At present, Netanyahu has no way to form a government

Netanyahu, who currently is standing trial on corruption charges, is at the heart of the political conundrum that has plagued Israel for the past two years, leading the country to hold four rounds of elections, all of which have failed to produce a decisive result and a stable government. But there may be a change coming.

According to recent reports, politicians close to the prime minister, and Netanyahu himself, are considering the presidency for the premier as a possible solution for Israel’s political dilemma. This means that, for the first time, Netanyahu’s closest supporters are sensing a possible end to his rule.

A high-ranking source within the Likud claims that Netanyahu’s nomination as president enjoys a majority in the Knesset, the Jerusalem Post reported. And, in line with this recent discussion, a poll run by the research institute Panel Politics for the Israeli radio station 103FM, published on Monday, broached the question of Netanyahu as president, and who will possibly lead the Likud on the day after Netanyahu.

The poll found that 53% of Israelis are opposed to Netanyahu assuming the position of president. In light of this response, Panel Politics’ CEO Menachem Lazar told The Media Line that “people that don’t want him, don’t want him period.” Lazar says that his impression is that those opposed to the prime minister are even less inclined to accept him as president, a title that makes its bearer a state symbol.

Current President Reuven Rivlin’s seven-year term expires in July. A replacement must be approved by the Knesset by one month before the end of his term.

Dror Yehudia, a store manager in Jerusalem’s city center, voted for Netanyahu opponent Benny Gantz in Israel’s national elections two weeks ago. Netanyahu as president is a terrible idea, he said. “It would be bribery,” he told The Media Line, given to Netanyahu so that he would relinquish his hold on the premiership.

“He should go to trial. If he’s innocent, let him be reelected, and if he isn’t – he should go to prison,” the store owner said.

Yehudia is worried that such a solution would send a message that corruption pays. “He will stay corrupt, and it will also send a message to other people that there’s a loophole that allows one to be corrupt, they will know that there’s an option to get away with anything.”

“I think that politicians have to be clean of conscience,” he also said.

Some 59% of Likud voters who cast their ballots to make Netanyahu the most powerful man in the country, said that they would support the change of position, which would put the current prime minister in a largely symbolic role. However, Avner Mashraki, who heads the Likud party’s branch in the West Bank city of Ariel, supplied a possible explanation. “In my opinion, if he becomes president and the prime minister will be from the Likud, and it is highly likely that this is the form that it would take, I think that they will cooperate and then he will be able to help the next prime minister run the country,” Mashraki told The Media Line.

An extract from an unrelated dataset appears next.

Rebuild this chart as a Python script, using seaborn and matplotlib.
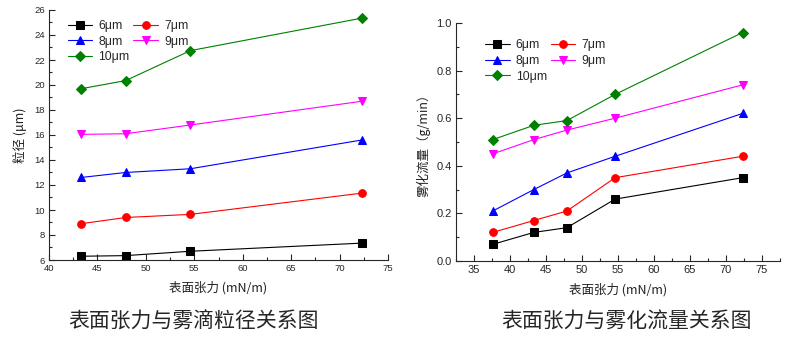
import matplotlib
matplotlib.use("Agg")
import matplotlib.pyplot as plt
import seaborn as sns
import pandas as pd
from matplotlib.ticker import MultipleLocator, FormatStrFormatter

sns.set_style("ticks")
plt.rcParams['font.family'] = ['Liberation Sans', 'Noto Sans CJK SC', 'DejaVu Sans']

series_names = ["6μm", "7μm", "8μm", "9μm", "10μm"]
colors = ["black", "red", "blue", "magenta", "green"]
markers = ["s", "o", "^", "v", "D"]
marker_sizes = [5.5, 5.5, 6, 6, 5]

# Left chart: surface tension vs droplet size
x_left = [43.3, 47.9, 54.6, 72.3]
size_6 = [6.3, 6.35, 6.7, 7.35]
size_7 = [8.9, 9.4, 9.65, 11.35]
size_8 = [12.6, 13.0, 13.3, 15.6]
size_9 = [16.05, 16.1, 16.8, 18.7]
size_10 = [19.7, 20.35, 22.75, 25.35]
left_values = [size_6, size_7, size_8, size_9, size_10]

# Right chart: surface tension vs atomization flow
x_right = [37.6, 43.3, 47.9, 54.6, 72.3]
flow_6 = [0.07, 0.12, 0.14, 0.26, 0.35]
flow_7 = [0.12, 0.17, 0.21, 0.35, 0.44]
flow_8 = [0.21, 0.30, 0.37, 0.44, 0.62]
flow_9 = [0.45, 0.51, 0.55, 0.60, 0.74]
flow_10 = [0.51, 0.57, 0.59, 0.70, 0.96]
right_values = [flow_6, flow_7, flow_8, flow_9, flow_10]

W, H = 797, 340
fig = plt.figure(figsize=(W / 100, H / 100), dpi=100)

ax1 = fig.add_axes([49 / W, (H - 260) / H, (388 - 49) / W, (260 - 10) / H])
ax2 = fig.add_axes([456 / W, (H - 261) / H, (780 - 456) / W, (261 - 23) / H])

cjk = ['Noto Sans CJK SC', 'DejaVu Sans']


def draw(ax, xs, values):
    for name, vals, c, m, ms in zip(series_names, values, colors, markers, marker_sizes):
        df = pd.DataFrame({"x": xs, "y": vals})
        sns.lineplot(data=df, x="x", y="y", ax=ax, color=c, marker=m,
                     markersize=ms, markeredgecolor=c, linewidth=0.8,
                     label=name, legend=False)
    return ax.get_lines()


lines1 = draw(ax1, x_left, left_values)
lines2 = draw(ax2, x_right, right_values)

for ax, ls in ((ax1, 6.8), (ax2, 8)):
    for s in ["top", "right"]:
        ax.spines[s].set_visible(False)
    for s in ["left", "bottom"]:
        ax.spines[s].set_linewidth(0.8)
    ax.tick_params(which="major", direction="in", length=4, width=0.8, labelsize=ls, pad=3)
    ax.tick_params(which="minor", direction="in", length=2.5, width=0.8)

ax1.set_xlim(40, 75)
ax1.set_ylim(6, 26)
ax1.xaxis.set_major_locator(MultipleLocator(5))
ax1.xaxis.set_minor_locator(MultipleLocator(2.5))
ax1.yaxis.set_major_locator(MultipleLocator(2))
ax1.yaxis.set_minor_locator(MultipleLocator(1))

ax2.set_xlim(32.5, 77.5)
ax2.set_ylim(0, 1.0)
ax2.xaxis.set_major_locator(MultipleLocator(5))
ax2.xaxis.set_minor_locator(MultipleLocator(2.5))
ax2.yaxis.set_major_locator(MultipleLocator(0.2))
ax2.yaxis.set_minor_locator(MultipleLocator(0.1))
ax2.yaxis.set_major_formatter(FormatStrFormatter('%.1f'))

lab = dict(family=cjk, fontsize=9, color="#222222")
ax1.set_xlabel("表面张力 (mN/m)", labelpad=6, **lab)
ax1.set_ylabel("粒径 (μm)", labelpad=5, **lab)
ax2.set_xlabel("表面张力 (mN/m)", labelpad=6, **lab)
ax2.set_ylabel("雾化流量（g/min）", labelpad=4, **lab)

order = [0, 2, 4, 1, 3]
for ax, lines, anchor in ((ax1, lines1, (0.056, 0.96)), (ax2, lines2, (0.09, 0.932))):
    ax.legend([lines[i] for i in order], [series_names[i] for i in order],
              ncol=2, loc="upper left", bbox_to_anchor=anchor, frameon=False,
              fontsize=8.8, handlelength=2.0, handletextpad=0.5, columnspacing=0.3,
              labelspacing=0.3, borderaxespad=0, borderpad=0)

fig.text(193 / W, 1 - 322 / H, "表面张力与雾滴粒径关系图", family=cjk,
         fontsize=15, ha="center", va="center")
fig.text(626 / W, 1 - 322 / H, "表面张力与雾化流量关系图", family=cjk,
         fontsize=15, ha="center", va="center")

fig.savefig("out.png", dpi=100)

Mashraki said of Netanyahu that “I want him to continue as prime minister for many years to come,” however, if Netanyahu decides that he would like to be president, “I would respect his decision.” If Mashraki has to decide between Netanyahu leaving Israeli politics, and Netanyahu becoming president, he would choose the latter.

If Netanyahu as president takes an active part in the decision making of the next government, he would be stepping beyond the limitations of that role. This doesn’t concern the Likud activist, however. “Nowadays, the state attorney, the judges, the courts in Israel aren’t acting according to the law,” he said, referring to allegations voiced by Netanyahu and his supporters that the premier is being unlawfully persecuted. He will be concerned about Netanyahu stepping out of bounds as president “when they act according to the laws of the State of Israel.”

Asked about the possible change in the political atmosphere, Panel Politics head Lazar says that he doesn’t believe that the fact that an Israeli station ordered a poll indicates a change, or a sense within the public that the Netanyahu era is over. Rather, he says, it comes as a result of the theoretical discussions surrounding a presidency option.

Hellinger, however, thinks that a change in the political situation, and an accompanying change in the public perception of Netanyahu’s chances, can be identified – starting with last month’s elections. A change within the prime minister’s party, most obviously exemplified by the formation of the New Hope party by former Likud lawmakers, and supported by Likud voters, revealed cracks in the movement’s support for the premier.

Now, with Netanyahu likely having to rely on the Islamist movement to form a government, and with his trial taking place in the background, the situation has allowed the Likud leadership “to show a little bit more courage,” Hellinger said. Apart from Gideon Sa’ar, New Hope’s head, the party’s leadership was afraid to move against Netanyahu, but with the change in the situation, “it is possible that they’ll grow a backbone for the first time” and tell Netanyahu to move aside, he added. Talk of the prime minister as president reflects the activists’ movement in this direction, and this change in circumstances, of course, is also felt by the public, that senses a possible change, he said.

While Bennett’s Tuesday announcement has supposedly opened the door for his cooperation with Netanyahu, though Bennett’s party put forward his name as their choice for prime minister, Hellinger suggests that the Yamina head is “counting on Netanyahu getting his chance [at forming a government] failing, and then Bennett will have more justification to form a government with the center-left and Sa’ar,” instead of another round of elections.

Netanyahu’s future as president is doubtful, the professor believes, since he lacks a majority in the Knesset that would support his nomination, despite Likud’s claims to the contrary. Netanyahu’s chance of returning to the prime minister’s chair, in turn, hinges on hawkish Smotrich’s acceptance of Ra’am, which would require him to “throw in the trash” years of adherence to his far-right ideology.